Hi Peepers.
Tonight I'm in a bit of a weird mood. I've had a good day, I had a good friend over (We were supposed to go to the gym, but I haven't been feeling well cause the humidity is through the roof, so I can't breathe very well. Gym seems a bad move) and we had dinner and just chilled. Earlier I did some cleaning and went to get some plants for the balcony. And now I'm lying on my couch, watching the lightning and listening to the rain and the thunder outside. The balcony door is open so I can really enjoy it, and I turned off the lights and the TV. Enjoying the silence.
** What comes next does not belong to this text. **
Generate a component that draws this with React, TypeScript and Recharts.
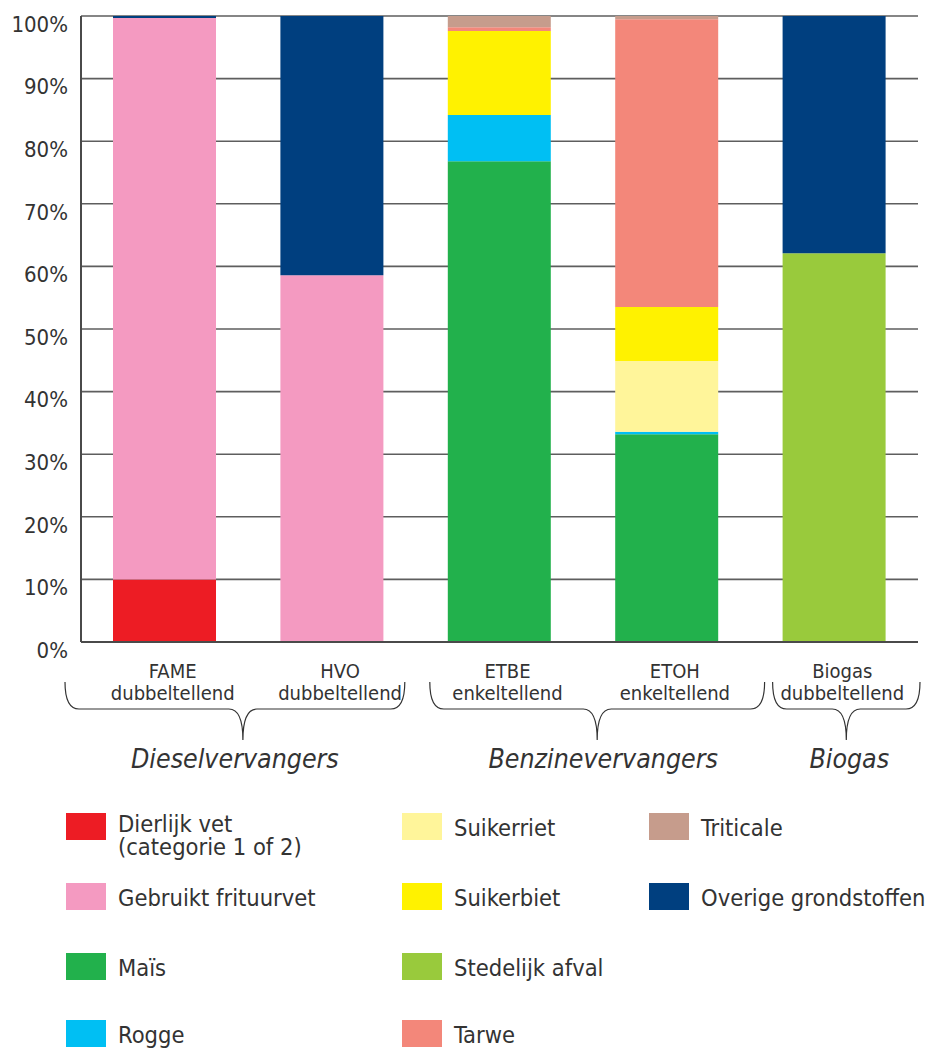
import { Bar, BarChart, CartesianGrid, XAxis, YAxis } from "recharts";

// categories + sub labels under each bar
const categories = ["FAME", "HVO", "ETBE", "ETOH", "Biogas"];
const subLabels = ["dubbeltellend", "dubbeltellend", "enkeltellend", "enkeltellend", "dubbeltellend"];

// groups spanning the categories (braces under the axis)
const groupNames = ["Dieselvervangers", "Benzinevervangers", "Biogas"];
const groupSizes = [2, 2, 1];

// share of each raw material, % per category (bottom to top)
const dierlijkVet = [10, 0, 0, 0, 0];
const frituurvet = [89.7, 58.6, 0, 0, 0];
const mais = [0, 0, 76.8, 33.2, 0];
const rogge = [0, 0, 7.4, 0.4, 0];
const suikerriet = [0, 0, 0, 11.3, 0];
const suikerbiet = [0, 0, 13.4, 8.6, 0];
const stedelijkAfval = [0, 0, 0, 0, 62.1];
const tarwe = [0, 0, 0.6, 46.0, 0];
const triticale = [0, 0, 1.8, 0.5, 0];
const overige = [0.3, 41.4, 0, 0, 37.9];

const seriesNames = [
  "Dierlijk vet\n(categorie 1 of 2)",
  "Gebruikt frituurvet",
  "Maïs",
  "Rogge",
  "Suikerriet",
  "Suikerbiet",
  "Stedelijk afval",
  "Tarwe",
  "Triticale",
  "Overige grondstoffen",
];
const seriesValues = [
  dierlijkVet, frituurvet, mais, rogge, suikerriet,
  suikerbiet, stedelijkAfval, tarwe, triticale, overige,
];
const seriesColors = [
  "#ed1c24", "#f49ac1", "#22b14c", "#00bff3", "#fff59a",
  "#fff200", "#99ca3c", "#f3877a", "#c69c8c", "#003f7f",
];

const yTicks = [0, 10, 20, 30, 40, 50, 60, 70, 80, 90, 100];

const data = categories.map((name, i) => {
  const row: Record<string, string | number> = { name };
  seriesValues.forEach((vals, s) => {
    row[`s${s}`] = vals[i];
  });
  return row;
});

const FONT = "'DejaVu Sans Condensed', 'DejaVu Sans', sans-serif";
const TEXT = "#333333";
const CHART_W = 926;
const CHART_H = 790;
const MARGIN = { top: 16, right: 8, bottom: 0, left: 0 };
const Y_W = 81;
const PLOT_W = CHART_W - MARGIN.right - Y_W;
const STEP = PLOT_W / categories.length;

// brace tweaks per group: [left shift, right shift, tip shift, label shift]
const braceAdjust = [
  [-16, -11, 8, -8],
  [14, 14, 0, 6],
  [22, 2, 0, 3],
];

function groupOf(index: number) {
  let start = 0;
  for (let g = 0; g < groupSizes.length; g++) {
    if (index === start) return g;
    start += groupSizes[g];
  }
  return -1;
}

function CategoryTick(props: any) {
  const { x, y, payload } = props;
  const i = payload.index;
  const g = groupOf(i);
  let brace = null;
  if (g >= 0) {
    const [dl, dr, dt, dlab] = braceAdjust[g];
    const left = x - STEP / 2 + dl;
    const right = x - STEP / 2 + groupSizes[g] * STEP + dr;
    const tip = (left + right) / 2 + dt;
    const top = y + 38;
    const mid = y + 65;
    const bottom = y + 96;
    const d = [
      `M${left},${top}`,
      `Q${left},${mid} ${left + 14},${mid}`,
      `L${tip - 14},${mid}`,
      `Q${tip},${mid} ${tip},${bottom}`,
      `Q${tip},${mid} ${tip + 14},${mid}`,
      `L${right - 14},${mid}`,
      `Q${right},${mid} ${right},${top}`,
    ].join(" ");
    brace = (
      <g>
        <path d={d} fill="none" stroke={TEXT} strokeWidth={1.2} />
        <text
          x={tip + dlab}
          y={y + 124}
          textAnchor="middle"
          fontFamily={FONT}
          fontStyle="italic"
          fontSize={26.5}
          fill={TEXT}
        >
          {groupNames[g]}
        </text>
      </g>
    );
  }
  return (
    <g>
      <text x={x + 8} y={y + 34} textAnchor="middle" fontFamily={FONT} fontSize={20} fill={TEXT}>
        {payload.value}
      </text>
      <text x={x + 8} y={y + 56} textAnchor="middle" fontFamily={FONT} fontSize={20} fill={TEXT}>
        {subLabels[i]}
      </text>
      {brace}
    </g>
  );
}

const legendCols = [66, 402, 649];
const legendRows = [813, 883, 953, 1020];

export default function App() {
  return (
    <div
      style={{
        position: "absolute",
        left: 0,
        top: 0,
        width: 926,
        height: 1052,
        background: "#fff",
        overflow: "hidden",
      }}
    >
      <BarChart width={CHART_W} height={CHART_H} data={data} margin={MARGIN}>
        <CartesianGrid vertical={false} stroke="#5e5e5e" strokeWidth={1.6} />
        <XAxis
          dataKey="name"
          interval={0}
          tickLine={false}
          tickSize={0}
          height={CHART_H - MARGIN.top - 626}
          axisLine={{ stroke: "#4a4a4a", strokeWidth: 2 }}
          tick={(p: any) => <CategoryTick {...p} />}
        />
        <YAxis
          width={Y_W}
          domain={[0, 100]}
          ticks={yTicks}
          interval={0}
          tickLine={false}
          tickSize={0}
          tickMargin={13}
          axisLine={{ stroke: "#4a4a4a", strokeWidth: 2 }}
          tickFormatter={(v: number) => `${v}%`}
          tick={{ fill: TEXT, fontSize: 22, fontFamily: FONT, dy: 8 }}
        />
        {seriesNames.map((n, s) => (
          <Bar
            key={n}
            dataKey={`s${s}`}
            name={n}
            stackId="a"
            fill={seriesColors[s]}
            barSize={103}
            isAnimationActive={false}
          />
        ))}
      </BarChart>

      {seriesNames.map((n, s) => {
        const col = Math.floor(s / 4);
        const row = s % 4;
        const left = legendCols[col];
        const top = legendRows[row];
        const multi = n.includes("\n");
        return (
          <div key={n}>
            <div
              style={{
                position: "absolute",
                left,
                top,
                width: 40,
                height: 27,
                background: seriesColors[s],
              }}
            />
            <div
              style={{
                position: "absolute",
                left: left + 52,
                top: top + (multi ? 0 : 4),
                fontFamily: FONT,
                fontSize: 23.5,
                lineHeight: "23px",
                color: TEXT,
                whiteSpace: "pre",
              }}
            >
              {n}
            </div>
          </div>
        );
      })}
    </div>
  );
}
I guess I'm nostalgic. Something about this reminds me of when A and I first started dating, and I kinda miss it. Not that, in particular, but the initial stages of being with someone new. I miss going for a walk in the summer rain, coming home and huddling together to watch a movie under blankets. I miss how the smell of rain and the atmospheric tension before thunder makes the feeling of being in love more intense. I don't know why, but it does. I miss having someone to share some of these moments with, lying in the dark and just marvelling at nature's beauty together.
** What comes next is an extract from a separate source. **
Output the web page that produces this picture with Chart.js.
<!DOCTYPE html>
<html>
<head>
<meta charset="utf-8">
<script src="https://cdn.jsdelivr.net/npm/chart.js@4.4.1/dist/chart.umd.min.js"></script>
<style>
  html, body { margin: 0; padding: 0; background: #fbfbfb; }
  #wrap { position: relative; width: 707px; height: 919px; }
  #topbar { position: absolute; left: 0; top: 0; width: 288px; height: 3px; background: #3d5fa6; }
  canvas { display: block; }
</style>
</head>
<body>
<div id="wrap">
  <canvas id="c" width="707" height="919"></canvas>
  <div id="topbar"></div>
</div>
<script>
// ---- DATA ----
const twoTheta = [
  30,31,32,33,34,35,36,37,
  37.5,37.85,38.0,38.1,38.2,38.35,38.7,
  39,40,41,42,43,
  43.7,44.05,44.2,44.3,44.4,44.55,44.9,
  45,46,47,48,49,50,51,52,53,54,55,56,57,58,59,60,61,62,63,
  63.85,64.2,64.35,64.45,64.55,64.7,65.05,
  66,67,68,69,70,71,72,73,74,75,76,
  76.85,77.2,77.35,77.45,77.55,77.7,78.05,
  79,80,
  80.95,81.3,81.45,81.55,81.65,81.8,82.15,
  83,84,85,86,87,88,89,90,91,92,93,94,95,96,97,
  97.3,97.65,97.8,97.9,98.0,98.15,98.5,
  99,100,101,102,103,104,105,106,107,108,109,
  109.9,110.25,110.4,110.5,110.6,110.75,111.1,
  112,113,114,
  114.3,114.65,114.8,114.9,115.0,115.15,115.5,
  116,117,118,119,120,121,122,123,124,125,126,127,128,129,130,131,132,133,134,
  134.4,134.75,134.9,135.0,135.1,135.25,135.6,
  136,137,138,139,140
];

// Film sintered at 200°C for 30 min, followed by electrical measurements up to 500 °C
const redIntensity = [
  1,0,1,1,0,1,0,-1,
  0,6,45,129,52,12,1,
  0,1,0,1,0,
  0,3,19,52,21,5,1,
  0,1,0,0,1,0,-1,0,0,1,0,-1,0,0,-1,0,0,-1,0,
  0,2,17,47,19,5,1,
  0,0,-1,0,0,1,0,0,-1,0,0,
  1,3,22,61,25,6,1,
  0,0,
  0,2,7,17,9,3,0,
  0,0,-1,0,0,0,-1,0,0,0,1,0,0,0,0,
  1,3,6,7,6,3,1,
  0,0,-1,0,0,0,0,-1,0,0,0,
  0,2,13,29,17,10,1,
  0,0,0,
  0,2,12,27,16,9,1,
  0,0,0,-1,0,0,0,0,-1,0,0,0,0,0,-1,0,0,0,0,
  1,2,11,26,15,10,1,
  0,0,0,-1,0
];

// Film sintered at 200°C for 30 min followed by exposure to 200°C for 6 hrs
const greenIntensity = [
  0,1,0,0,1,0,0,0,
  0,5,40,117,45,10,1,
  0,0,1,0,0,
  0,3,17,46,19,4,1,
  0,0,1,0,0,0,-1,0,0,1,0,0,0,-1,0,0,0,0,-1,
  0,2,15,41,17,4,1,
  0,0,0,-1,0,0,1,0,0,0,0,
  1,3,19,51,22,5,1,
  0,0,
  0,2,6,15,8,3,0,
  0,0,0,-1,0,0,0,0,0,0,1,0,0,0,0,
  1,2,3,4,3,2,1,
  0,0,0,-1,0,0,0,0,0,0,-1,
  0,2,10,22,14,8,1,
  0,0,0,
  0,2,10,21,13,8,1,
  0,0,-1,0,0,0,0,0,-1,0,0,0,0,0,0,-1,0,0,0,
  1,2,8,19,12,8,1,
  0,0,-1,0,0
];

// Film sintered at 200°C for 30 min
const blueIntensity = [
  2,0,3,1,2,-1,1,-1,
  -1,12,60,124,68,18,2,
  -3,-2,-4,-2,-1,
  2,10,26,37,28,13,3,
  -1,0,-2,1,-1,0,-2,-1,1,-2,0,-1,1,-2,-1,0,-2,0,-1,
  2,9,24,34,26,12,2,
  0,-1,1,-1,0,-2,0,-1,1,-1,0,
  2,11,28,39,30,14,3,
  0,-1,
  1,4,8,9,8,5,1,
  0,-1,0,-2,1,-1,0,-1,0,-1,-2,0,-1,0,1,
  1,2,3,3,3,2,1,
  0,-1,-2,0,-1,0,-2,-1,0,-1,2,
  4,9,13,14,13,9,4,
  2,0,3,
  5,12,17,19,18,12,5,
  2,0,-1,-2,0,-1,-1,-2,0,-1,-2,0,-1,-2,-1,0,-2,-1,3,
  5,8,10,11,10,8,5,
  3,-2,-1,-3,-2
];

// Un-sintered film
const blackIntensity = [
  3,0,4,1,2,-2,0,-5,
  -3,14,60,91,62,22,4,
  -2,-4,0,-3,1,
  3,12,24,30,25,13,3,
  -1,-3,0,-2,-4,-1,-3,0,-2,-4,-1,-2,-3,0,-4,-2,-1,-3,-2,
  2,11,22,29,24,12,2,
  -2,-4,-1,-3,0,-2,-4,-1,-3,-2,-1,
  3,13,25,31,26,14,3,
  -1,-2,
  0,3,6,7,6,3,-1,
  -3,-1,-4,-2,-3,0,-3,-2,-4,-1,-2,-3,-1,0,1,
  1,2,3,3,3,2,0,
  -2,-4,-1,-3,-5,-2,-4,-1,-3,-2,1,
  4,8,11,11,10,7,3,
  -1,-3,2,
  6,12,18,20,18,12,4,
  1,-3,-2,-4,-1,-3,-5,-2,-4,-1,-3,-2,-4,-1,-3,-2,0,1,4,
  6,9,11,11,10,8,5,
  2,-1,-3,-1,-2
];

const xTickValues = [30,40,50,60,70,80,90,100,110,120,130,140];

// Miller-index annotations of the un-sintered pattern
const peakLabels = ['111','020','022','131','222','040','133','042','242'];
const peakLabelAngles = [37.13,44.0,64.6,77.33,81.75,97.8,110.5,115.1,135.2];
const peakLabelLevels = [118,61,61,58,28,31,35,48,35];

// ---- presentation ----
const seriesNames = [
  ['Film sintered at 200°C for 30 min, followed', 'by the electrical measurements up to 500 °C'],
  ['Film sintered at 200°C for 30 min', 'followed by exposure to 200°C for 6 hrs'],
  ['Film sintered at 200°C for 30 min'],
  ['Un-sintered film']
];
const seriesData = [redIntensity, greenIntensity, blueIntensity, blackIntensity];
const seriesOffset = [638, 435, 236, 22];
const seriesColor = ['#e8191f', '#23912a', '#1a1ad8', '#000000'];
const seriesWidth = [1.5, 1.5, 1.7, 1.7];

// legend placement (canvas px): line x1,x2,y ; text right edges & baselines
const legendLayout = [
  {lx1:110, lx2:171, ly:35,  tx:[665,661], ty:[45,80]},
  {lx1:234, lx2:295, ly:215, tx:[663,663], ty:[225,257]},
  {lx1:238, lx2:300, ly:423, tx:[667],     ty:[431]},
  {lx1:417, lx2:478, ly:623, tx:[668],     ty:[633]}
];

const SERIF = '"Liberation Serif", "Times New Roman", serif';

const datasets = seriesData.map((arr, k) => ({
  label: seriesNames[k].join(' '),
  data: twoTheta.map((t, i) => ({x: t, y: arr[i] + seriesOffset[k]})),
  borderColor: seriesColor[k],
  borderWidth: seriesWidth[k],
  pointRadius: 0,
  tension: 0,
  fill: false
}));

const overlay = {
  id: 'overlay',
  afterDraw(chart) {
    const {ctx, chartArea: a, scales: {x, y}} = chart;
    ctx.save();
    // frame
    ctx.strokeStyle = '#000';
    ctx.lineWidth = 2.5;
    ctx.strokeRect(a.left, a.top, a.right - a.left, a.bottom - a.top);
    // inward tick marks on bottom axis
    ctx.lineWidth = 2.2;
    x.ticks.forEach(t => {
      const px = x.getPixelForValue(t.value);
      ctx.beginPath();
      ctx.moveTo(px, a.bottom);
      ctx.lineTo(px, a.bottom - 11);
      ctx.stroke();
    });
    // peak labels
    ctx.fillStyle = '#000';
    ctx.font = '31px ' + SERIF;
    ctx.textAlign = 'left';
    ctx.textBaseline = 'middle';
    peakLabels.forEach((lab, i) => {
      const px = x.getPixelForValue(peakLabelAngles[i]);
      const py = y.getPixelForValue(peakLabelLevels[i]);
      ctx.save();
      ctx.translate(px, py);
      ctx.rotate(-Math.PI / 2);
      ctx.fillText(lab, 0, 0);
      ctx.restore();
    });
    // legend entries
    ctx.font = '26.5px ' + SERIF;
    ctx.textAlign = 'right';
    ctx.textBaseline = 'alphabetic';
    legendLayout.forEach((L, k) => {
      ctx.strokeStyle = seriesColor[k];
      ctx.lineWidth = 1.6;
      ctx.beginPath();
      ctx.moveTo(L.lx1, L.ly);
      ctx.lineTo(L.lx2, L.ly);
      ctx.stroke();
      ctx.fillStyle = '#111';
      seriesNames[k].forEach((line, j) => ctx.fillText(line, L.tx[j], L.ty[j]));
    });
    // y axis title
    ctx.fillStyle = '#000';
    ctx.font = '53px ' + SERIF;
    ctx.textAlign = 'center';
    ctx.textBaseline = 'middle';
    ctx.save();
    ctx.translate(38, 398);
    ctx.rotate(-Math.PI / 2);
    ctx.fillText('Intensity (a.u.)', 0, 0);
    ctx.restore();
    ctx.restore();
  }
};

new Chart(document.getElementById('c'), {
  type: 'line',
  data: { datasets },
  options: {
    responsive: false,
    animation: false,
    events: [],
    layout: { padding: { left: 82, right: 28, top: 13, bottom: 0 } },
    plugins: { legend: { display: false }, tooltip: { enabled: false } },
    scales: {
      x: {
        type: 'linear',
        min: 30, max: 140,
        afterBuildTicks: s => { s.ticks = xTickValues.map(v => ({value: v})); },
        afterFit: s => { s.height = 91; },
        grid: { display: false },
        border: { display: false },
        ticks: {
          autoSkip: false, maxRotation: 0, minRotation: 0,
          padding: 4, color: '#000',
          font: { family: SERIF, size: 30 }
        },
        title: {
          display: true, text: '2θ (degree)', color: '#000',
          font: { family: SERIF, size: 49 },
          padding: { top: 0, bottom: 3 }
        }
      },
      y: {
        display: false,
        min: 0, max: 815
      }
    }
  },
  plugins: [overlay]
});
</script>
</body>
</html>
I recently had a very unexpected realisation that I'm ready to fall in love again. There was a specific situation, where my attraction to someone made me think it all the way through, imagining if I could even see myself with that person. And until now, it's been a no, when I've done that with anyone, after A and I broke up. It hasn't happened. And then, recently, it did.
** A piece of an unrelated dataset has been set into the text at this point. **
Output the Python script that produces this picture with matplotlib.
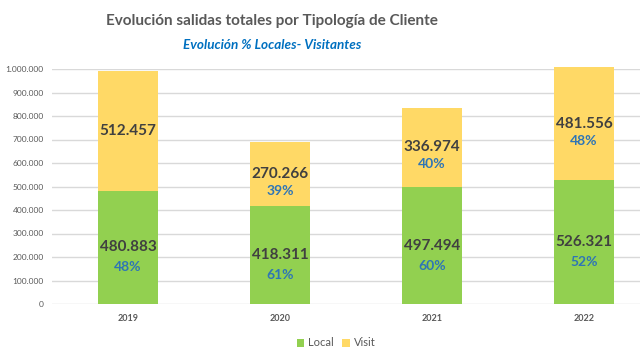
import matplotlib.pyplot as plt
from matplotlib.ticker import FuncFormatter

# datos
years = ['2019', '2020', '2021', '2022']
local = [480883, 418311, 497494, 526321]
visit = [512457, 270266, 336974, 481556]
local_pct = ['48%', '61%', '60%', '52%']
visit_pct = ['', '39%', '40%', '48%']

plt.rcParams['font.family'] = ['Lato', 'DejaVu Sans']

def miles(v, pos=None):
    return '{:,.0f}'.format(v).replace(',', '.')

fig = plt.figure(figsize=(6.4, 3.6), dpi=100)
ax = fig.add_axes([52/640, 1-304/360, 588/640, 235/360])

x = range(len(years))
ax.bar(x, local, width=0.4, color='#92D050', label='Local', zorder=3, clip_on=False)
ax.bar(x, visit, width=0.4, bottom=local, color='#FFD966', label='Visit', zorder=3, clip_on=False)

for i in x:
    # local
    yc = local[i] / 2
    ax.text(i, yc, miles(local[i]), ha='center', va='center', fontsize=11,
            fontweight='bold', color='#404040', zorder=4)
    ax.text(i, yc - 85000, local_pct[i], ha='center', va='center', fontsize=10,
            fontweight='bold', color='#2E75B6', zorder=4)
    # visit
    yc = local[i] + visit[i] / 2
    ax.text(i, yc, miles(visit[i]), ha='center', va='center', fontsize=11,
            fontweight='bold', color='#404040', zorder=4)
    if visit_pct[i]:
        ax.text(i, yc - 72000, visit_pct[i], ha='center', va='center', fontsize=10,
                fontweight='bold', color='#2E75B6', zorder=4)

ax.set_ylim(0, 1000000)
ax.set_xlim(-0.5, -0.5 + 588/152)
ax.set_yticks(range(0, 1000001, 100000))
ax.yaxis.set_major_formatter(FuncFormatter(miles))
ax.set_xticks(list(x))
ax.set_xticklabels(years, fontweight='bold')
ax.tick_params(axis='y', labelsize=6, colors='#595959', length=0, pad=6)
ax.tick_params(axis='x', labelsize=6.5, colors='#595959', length=0, pad=7)
ax.grid(axis='y', color='#D9D9D9', linewidth=1, zorder=0)
for s in ax.spines.values():
    s.set_visible(False)

fig.text(272/640, 1-21/360, 'Evolución salidas totales por Tipología de Cliente',
         ha='center', va='center', fontsize=11, fontweight='bold', color='#595959')
fig.text(272/640, 1-45/360, 'Evolución % Locales- Visitantes', ha='center', va='center',
         fontsize=9.7, fontweight='bold', style='italic', color='#0070C0')

fig.legend(loc='center', bbox_to_anchor=(336/640, 1-343/360), ncol=2, frameon=False,
           fontsize=8, labelcolor='#595959', handlelength=0.7, handleheight=0.7,
           handletextpad=0.3, columnspacing=0.8)

fig.savefig('out.png', dpi=100)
And it's not about the specific person, cause that's not happening anyway (for various practical reasons), it was just the realisation that if it happened, if I fell for them, that would be okay. It wouldn't be a "NOPE, NOT READY!" situation.
Actually, I kinda freaked out about it when I realized, and freaked out a friend too, because my reaction was so overwhelming, compared to my usually more composed attitude, these days. But it was just so weird to feel relaxed and open about the possibility. So basically I freaked out about not freaking out. Well, Peepers, you know I'm a little nutty, so you're not surprised, are you?
I'm still not in a place where I'm thinking "Omg, I totes needs a Tinder profile!". Okay, I'll probably never think that, but you know what I mean. I'm just open to things happening if they happen. That's all.
That said, if it has to happen, I wouldn't mind it being the person who made me realize.. Which makes me a bad human, so I'll just go scrub that image out of my mind.
Don't get hurt if you fall, Peepers.